@BillRM,
BillRM wrote:
I would not if a was you count on the black community voting for the candidate of the KKK oh sorry I mean the GOP/tea party due to them being unhappy with Obama.
You must be buying into the idea that black are stupid by their very nature as stupid in fact as members of the tea party or even more stupid to think otherwise.
The significance of Obama's declining support among African-Americans does not rest with the possibility of large numbers of their membership voting for the Republican challenger in 2012. While I do believe there would a noticable shift in African-American votes if Cain was running, the vast majority of black voters will not cross party lines because they are dissatisfied with the first black president in American history.
Of course it is the same case with dissatisfied voters who self-identify as Gay & Lesbians, Hispanics, Environmentalists, Pacifists etc.
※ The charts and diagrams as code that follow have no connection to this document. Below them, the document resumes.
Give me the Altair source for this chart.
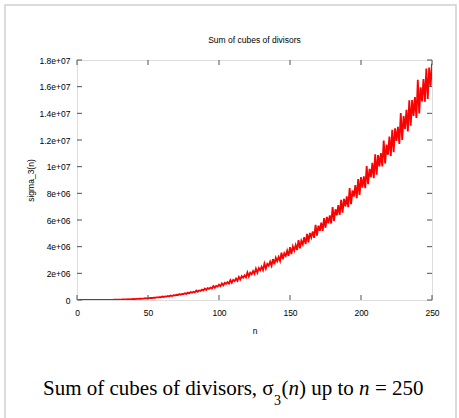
import altair as alt
import pandas as pd

# sigma_3(n) for n = 1..250
sigma3 = [
    1, 9, 28, 73, 126, 252, 344, 585, 757, 1134,
    1332, 2044, 2198, 3096, 3528, 4681, 4914, 6813, 6860, 9198,
    9632, 11988, 12168, 16380, 15751, 19782, 20440, 25112, 24390, 31752,
    29792, 37449, 37296, 44226, 43344, 55261, 50654, 61740, 61544, 73710,
    68922, 86688, 79508, 97236, 95382, 109512, 103824, 131068, 117993, 141759,
    137592, 160454, 148878, 183960, 167832, 201240, 192080, 219510, 205380, 257544,
    226982, 268128, 260408, 299593, 276948, 335664, 300764, 358722, 340704, 390096,
    357912, 442845, 389018, 455886, 441028, 500780, 458208, 553896, 493040, 589806,
    551881, 620298, 571788, 703136, 619164, 715572, 682920, 779220, 704970, 858438,
    756112, 888264, 834176, 934416, 864360, 1048572, 912674, 1061937, 1008324, 1149823,
    1030302, 1238328, 1092728, 1285830, 1213632, 1339902, 1225044, 1492120, 1295030, 1510488,
    1418312, 1610264, 1442898, 1728720, 1533168, 1780470, 1663886, 1848420, 1690416, 2063880,
    1772893, 2042838, 1929816, 2174816, 1968876, 2343672, 2048384, 2396745, 2226224, 2492532,
    2248092, 2722608, 2359840, 2706876, 2575440, 2874690, 2571354, 3066336, 2685620, 3164112,
    2907072, 3221208, 2927736, 3543517, 3073140, 3501162, 3303804, 3697742, 3307950, 3969252,
    3442952, 4013100, 3719898, 4123872, 3753792, 4492712, 3869894, 4437360, 4168584, 4718574,
    4185792, 4966929, 4330748, 5031306, 4699296, 5146092, 4657464, 5634720, 4829007, 5572476,
    5193020, 5804084, 5177718, 6146280, 5418344, 6235092, 5750640, 6344730, 5735340, 6962886,
    5929742, 6805008, 6355496, 7118280, 6382404, 7507584, 6545448, 7579152, 7031360, 7779240,
    6967872, 8388604, 7189058, 8214066, 7754544, 8613489, 7645374, 9074916, 7880600, 9214335,
    8421392, 9272718, 8390160, 10044216, 8684172, 9834552, 9211176, 10288838, 9137520, 10922688,
    9393932, 10868094, 10021536, 11025396, 10018008, 11957400, 10248448, 11655270, 10892504, 12251736,
    10800972, 12764808, 11089568, 12882456, 11923507, 12986082, 11697084, 14021840, 12008990, 13798512,
    12829824, 14268150, 12649338, 14974974, 13081824, 14992740, 13805120, 15213744, 13651920, 16514568,
    13997522, 15956037, 14900788, 16569686, 14867118, 17368344, 15078280, 17428320, 16010064, 17719884,
]
n_values = list(range(1, len(sigma3) + 1))

x_ticks = [0, 50, 100, 150, 200, 250]
x_tick_labels = ["0", "50", "100", "150", "200", "250"]
y_ticks = [0, 2000000, 4000000, 6000000, 8000000, 10000000, 12000000, 14000000, 16000000, 18000000]
y_tick_labels = ["0", "2e+06", "4e+06", "6e+06", "8e+06", "1e+07", "1.2e+07", "1.4e+07", "1.6e+07", "1.8e+07"]

title_text = "Sum of cubes of divisors"
x_title = "n"
y_title = "sigma_3(n)"

df = pd.DataFrame({"n": n_values, "sigma": sigma3})
xt = pd.DataFrame({"n": x_ticks})
yt = pd.DataFrame({"sigma": y_ticks})
dummy = alt.Data(values=[{"k": 0}])

W, H = 355, 240
FONT = "Liberation Sans"
FS = 8.5


def label_expr(vals, labels):
    expr = "''"
    for v, l in reversed(list(zip(vals, labels))):
        expr = f"datum.value == {v} ? '{l}' : ({expr})"
    return expr


xscale = alt.Scale(domain=[0, 250], nice=False, zero=False)
yscale = alt.Scale(domain=[0, 18000000], nice=False)

xaxis = alt.Axis(values=x_ticks, labelExpr=label_expr(x_ticks, x_tick_labels), title=x_title,
                 tickSize=0, domain=False, grid=False, labelFlush=False, labelOverlap=False,
                 labelFont=FONT, labelFontSize=FS, labelColor="black", labelPadding=8,
                 titleFont=FONT, titleFontSize=FS, titleFontWeight="normal", titleColor="black",
                 titlePadding=10)
yaxis = alt.Axis(values=y_ticks, labelExpr=label_expr(y_ticks, y_tick_labels), title=y_title,
                 tickSize=0, domain=False, grid=False, labelFlush=False, labelOverlap=False,
                 labelFont=FONT, labelFontSize=FS, labelColor="black", labelPadding=7,
                 titleFont=FONT, titleFontSize=FS, titleFontWeight="normal", titleColor="black",
                 titlePadding=4)

X = alt.X("n:Q", scale=xscale, axis=xaxis)
Y = alt.Y("sigma:Q", scale=yscale, axis=yaxis)

frame = alt.Chart(dummy).mark_rect(fill=None, stroke="#cfcfcf", strokeWidth=1.5).encode(
    x=alt.value(-72), x2=alt.value(379), y=alt.value(-55), y2=alt.value(380)
)

title = alt.Chart(dummy).mark_text(
    text=title_text, font=FONT, fontSize=FS, align="center", baseline="middle", color="black"
).encode(x=alt.value(W / 2), y=alt.value(-20))

line = alt.Chart(df).mark_line(color="#ff0000", strokeWidth=1.8, clip=True).encode(x=X, y=Y)

tick_color = "#505050"
xt_bottom = alt.Chart(xt).mark_rule(color=tick_color, strokeWidth=1).encode(x=X, y=alt.value(H), y2=alt.value(H - 5))
xt_top = alt.Chart(xt).mark_rule(color=tick_color, strokeWidth=1).encode(x=X, y=alt.value(0), y2=alt.value(5))
yt_left = alt.Chart(yt).mark_rule(color=tick_color, strokeWidth=1).encode(y=Y, x=alt.value(0), x2=alt.value(5))
yt_right = alt.Chart(yt).mark_rule(color=tick_color, strokeWidth=1).encode(y=Y, x=alt.value(W), x2=alt.value(W - 5))

# caption below the chart: "Sum of cubes of divisors, σ3(n) up to n = 250"
cap_fs = 21
cap_base = 335
cap_x0 = -34
def cap(text, dx, size=cap_fs, dy=0, style="normal"):
    return alt.Chart(dummy).mark_text(
        text=text, font="Liberation Serif", fontSize=size, fontStyle=style,
        align="left", baseline="alphabetic", color="black"
    ).encode(x=alt.value(cap_x0 + dx), y=alt.value(cap_base + dy))

caption = [
    cap("Sum of cubes of divisors, σ", 0),
    cap("3", 231, size=14, dy=10),
    cap("(", 238.5),
    cap("n", 245.5, style="italic"),
    cap(") up to", 256),
    cap("n", 316, style="italic"),
    cap("= 250", 332),
]

chart = alt.layer(frame, title, line, xt_bottom, xt_top, yt_left, yt_right, *caption).properties(
    width=W, height=H,
    padding={"left": 77, "top": 60, "right": 27, "bottom": 118},
    autosize=alt.AutoSizeParams(type="none"),
).configure_view(stroke="#505050", strokeWidth=1).configure(background="white")

chart.save("out.html", embed_options={"renderer": "svg", "actions": False})
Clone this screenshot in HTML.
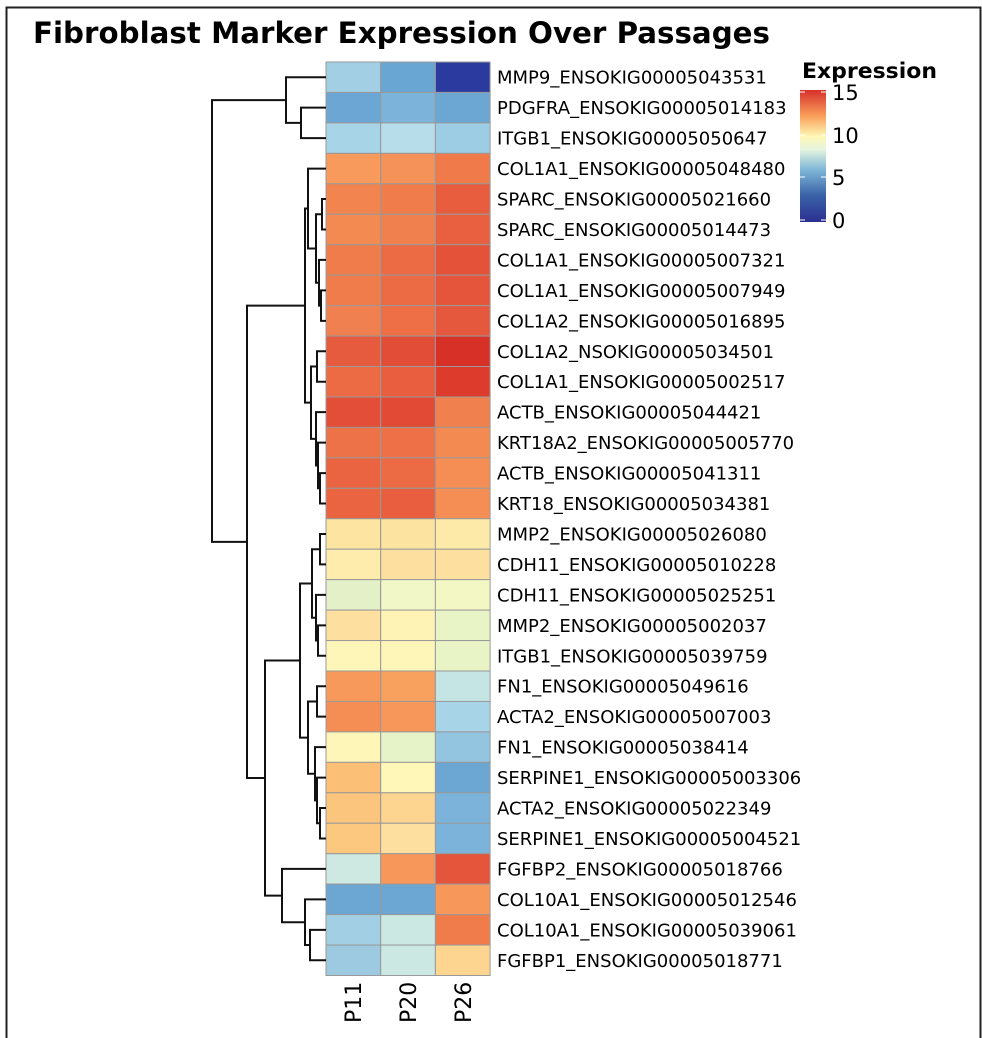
<!DOCTYPE html>
<html><head><meta charset="utf-8"><style>
body{margin:0;background:#fff}
svg{display:block;font-family:"DejaVu Sans","Liberation Sans",sans-serif}
</style></head><body>
<svg id="s" width="982" height="1038" xmlns="http://www.w3.org/2000/svg">
<defs><linearGradient id="cb" x1="0" y1="1" x2="0" y2="0">
<stop offset="0" stop-color="#2b2f8f"/><stop offset="0.2" stop-color="#3a62a8"/><stop offset="0.4" stop-color="#80b8d8"/><stop offset="0.55" stop-color="#e6f4df"/><stop offset="0.65" stop-color="#fef7b4"/><stop offset="0.8" stop-color="#f9a05c"/><stop offset="1" stop-color="#d7302a"/></linearGradient></defs>
<path d="M6.5 1038 V7.5 H980.5 V1038" fill="none" stroke="#222" stroke-width="2"/>
<text x="33" y="43" font-size="29" font-weight="bold" textLength="737" lengthAdjust="spacingAndGlyphs">Fibroblast Marker Expression Over Passages</text>
<g id="hm"></g><g id="dd" stroke="#111" stroke-width="2" fill="none"></g>
<text x="802" y="78" font-size="21" font-weight="bold" textLength="135" lengthAdjust="spacingAndGlyphs">Expression</text>
<rect x="800" y="90" width="26" height="132" fill="url(#cb)"/>
<g stroke="#fff" stroke-width="1"><path d="M800 92h5M821 92h5M800 135h5M821 135h5M800 177h5M821 177h5M800 220h5M821 220h5"/></g>
<g font-size="21"><text x="832" y="100">15</text><text x="832" y="143">10</text><text x="832" y="185">5</text><text x="832" y="228">0</text></g>
<g font-size="22"><text transform="translate(361,1023) rotate(-90)">P11</text><text transform="translate(416,1023) rotate(-90)">P20</text><text transform="translate(471,1023) rotate(-90)">P26</text></g>
</svg>
<script>
var C=[["#a3cfe5","#6aa6d3","#2b3a9e"],["#6ba6d4","#7bb3da","#6ca7d4"],["#a8d4e8","#b6dde9","#9ccde4"],["#f79a5c","#f5925a","#f07a4a"],["#f28450","#f07c4b","#e85d3e"],["#f38a52","#f0804d","#e8603f"],["#f07c4b","#ec6a44","#e4523a"],["#f07c4b","#ec6a44","#e5553b"],["#f08050","#ee6e46","#e6583d"],["#e65a3d","#e24d38","#d73027"],["#ec6a44","#e85e3f","#dd3c2d"],["#e24e38","#e24a36","#f0804d"],["#ee7248","#ee7046","#f38a52"],["#ea6441","#ec6a44","#f58e55"],["#ea6441","#e85e3f","#f58e55"],["#fde4a0","#fde3a0","#fdeaa8"],["#fdecab","#fde0a0","#fde0a0"],["#e4f0c8","#f2f7c8","#f2f7c4"],["#fde0a0","#fef3b5","#e8f3c6"],["#fef6b8","#fef6b8","#e8f3c6"],["#f7995a","#f8a05e","#c5e5e4"],["#f58e55","#f7985a","#a8d4e8"],["#fef6b8","#e6f2c8","#93c4e0"],["#fcbf76","#fef7b8","#6ca7d4"],["#fcc57e","#fdd590","#7bb3da"],["#fcc880","#fde0a0","#7bb3da"],["#cde9e2","#f7985a","#e5553b"],["#6ca7d4","#6ca7d4","#f7985a"],["#a3cfe5","#cbe8e2","#f07c4b"],["#9ecae1","#cbe8e2","#fdd590"]];
var L=["MMP9_ENSOKIG00005043531","PDGFRA_ENSOKIG00005014183","ITGB1_ENSOKIG00005050647","COL1A1_ENSOKIG00005048480","SPARC_ENSOKIG00005021660","SPARC_ENSOKIG00005014473","COL1A1_ENSOKIG00005007321","COL1A1_ENSOKIG00005007949","COL1A2_ENSOKIG00005016895","COL1A2_NSOKIG00005034501","COL1A1_ENSOKIG00005002517","ACTB_ENSOKIG00005044421","KRT18A2_ENSOKIG00005005770","ACTB_ENSOKIG00005041311","KRT18_ENSOKIG00005034381","MMP2_ENSOKIG00005026080","CDH11_ENSOKIG00005010228","CDH11_ENSOKIG00005025251","MMP2_ENSOKIG00005002037","ITGB1_ENSOKIG00005039759","FN1_ENSOKIG00005049616","ACTA2_ENSOKIG00005007003","FN1_ENSOKIG00005038414","SERPINE1_ENSOKIG00005003306","ACTA2_ENSOKIG00005022349","SERPINE1_ENSOKIG00005004521","FGFBP2_ENSOKIG00005018766","COL10A1_ENSOKIG00005012546","COL10A1_ENSOKIG00005039061","FGFBP1_ENSOKIG00005018771"];
var NS="http://www.w3.org/2000/svg",hm=document.getElementById("hm"),X0=326,W=54.7,Y0=62,H=30.45;
function el(t,a,p,tx){var e=document.createElementNS(NS,t);for(var k in a)e.setAttribute(k,a[k]);if(tx)e.textContent=tx;p.appendChild(e);return e;}
for(var i=0;i<30;i++){for(var j=0;j<3;j++)el("rect",{x:X0+j*W,y:Y0+i*H,width:W,height:H,fill:C[i][j],stroke:"#999","stroke-width":1},hm);
el("text",{x:497,y:Y0+i*H+H/2+6.5,"font-size":"18"},hm,L[i]);}
function N(a,b,x){return{a:a,b:b,x:x};}
var T=N(
 N(0,N(1,2,301),286),
 N(
  N(N(3,N(N(4,5,322),N(6,N(7,8,321),319),316),308),
    N(N(9,10,317),N(11,N(12,N(13,14,320),318),316),311),305),
  N(
   N(N(N(15,16,320),N(17,N(18,19,318),316),312),
     N(N(20,21,317),N(22,N(23,N(24,25,320),317),315),308),300),
   N(26,N(27,N(28,29,310),305),282),265),
 247),212);
var dd=document.getElementById("dd"),LX=326;
function draw(n){if(typeof n=="number")return{y:Y0+(n+0.5)*H,x:LX};
var A=draw(n.a),B=draw(n.b);
el("path",{d:"M"+A.x+" "+A.y+"H"+n.x+"V"+B.y+"H"+B.x},dd);
return{y:(A.y+B.y)/2,x:n.x};}
draw(T);
</script>
</body></html>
The real danger, in terms of ballots cast is that the disaffected will stay home or cast their vote for fringe third party candidates as an act of protest.
Every vote not cast for Obama will not be a vote cast for his opponent, but he needs and wants all of the votes he was able to secure in 2008
Obama has lost support in virtually all of the voting blocs he was able to count on in 2008: women, the aged, hispanics, young people. I could be wrong but I don't believe there is a single bloc in which he has substantially gained support, unless it is Investors in Green Energy
Even the strength of support from the labor vote is uncertain, and with all of the contraversial actions taken by State Governors and State Legislatures as respects the rights of publice service union employees, this is pretty amazing. Maybe the private worker union members don't feel the same degree of fraternity with their counterparts in the public workplace because they realize it's their taxes that have to be raised to continue or increase their benefits.
The Union Bosses of course will stick with the president (what choice do they have?) but the value of Union support is more about the money they can pour into a campaign as opposed to the number of votes.
You're absolutely right that much of the disaffection from former Obama supporters is not because he is not acting more like a Republican and so they will not be gravitating towards the Republican candidate in November 2012. Many of them perceive a Republican being elected in 2012 as a looming catastrophe and will very likely hold their noses and vote for what they believe is the lesser of two evils.
There is a reason though why successful campaigns are intensly focused on strategies to "get out the vote," why Democrats don't like to see clouds in the skies on Election Day and there have been restrictions of one sort or another on the sale of alcohol on Election Day throughout our history.
In order for there to be historical Democrat voting turnout, nature and municipalities have to cooperate, but more importantly, there must be a historical nature to the election. Certainly in terms of the latter, 2008 presented an election of significant historical proportions.
I would argue that the stakes may be even greater in 2012 than they were in 2008, but there is no way that the upcoming election will generate the same degree of interest as did the one in 2008. Even if Obama was doing a good job his campaign would be accounting for an expected fall off in voter turnout in 2012, but to the degree that he is feeding Democrat voter apathy (in the sense of not believing a vote matters as opposed to not caring about issues), he is in trouble.